SEISMIC PERFORMANCE OF ROCKING CONCRETE SHEAR WALLS WITH INNOVATIVE ROTATIONAL RESILIENT SLIP FRICTION JOINTS

With the prevalence of the concept of damage avoidance design, rocking walls were one of the primary solutions to minimize structural components’ damage as well as decreasing the time and cost of building rehabilitation after severe earthquakes. In this study, in order to achieve a self-centring damage avoidance rocking system, a new generation of Rotational Resilient Slip Friction Joint (Rotational-RSFJ) has been employed as a shear link between reinforced concrete shear walls and their boundary columnsThis type of friction damper dissipates energy through the rotational sliding of grooved surfaces pre-stressed using disc springs, which can also provide the required self-centering to restore the building to its original position without residual drifts.

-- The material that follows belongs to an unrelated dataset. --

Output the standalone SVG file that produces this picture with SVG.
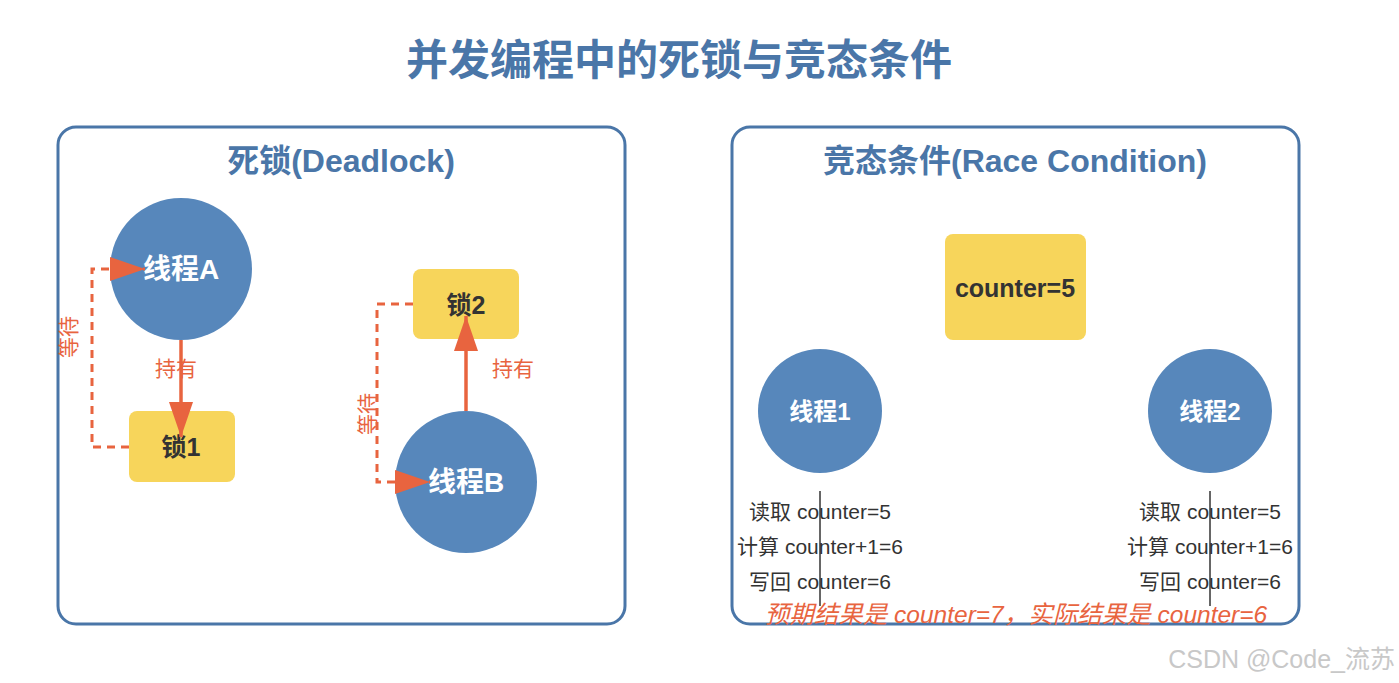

In this paper, initially the joint component has been analytically and numerically investigated, and then the results have been used to develop an analytical model for the performance prediction of the proposed rocking shear walls as a new lateral load resisting system. Such new self-centring system not only does not require post-event maintenance, but also attenuates the complexity of analyzing and implementing of conventional resilient rocking walls using posttensioning tendons. Eventually, a five-story prototype building using the proposed lateral load resisting system comprising of single and coupled rocking walls has been numerically analyzed. Besides, the effectiveness of such a concept has been investigated for rocking systems with multiple ductile joints in different stories. The results demonstrated the efficiency of the proposed system that is mainly attributed to high ductility, self-centring and the ability to dissipate energy of Rotational- RSFJs.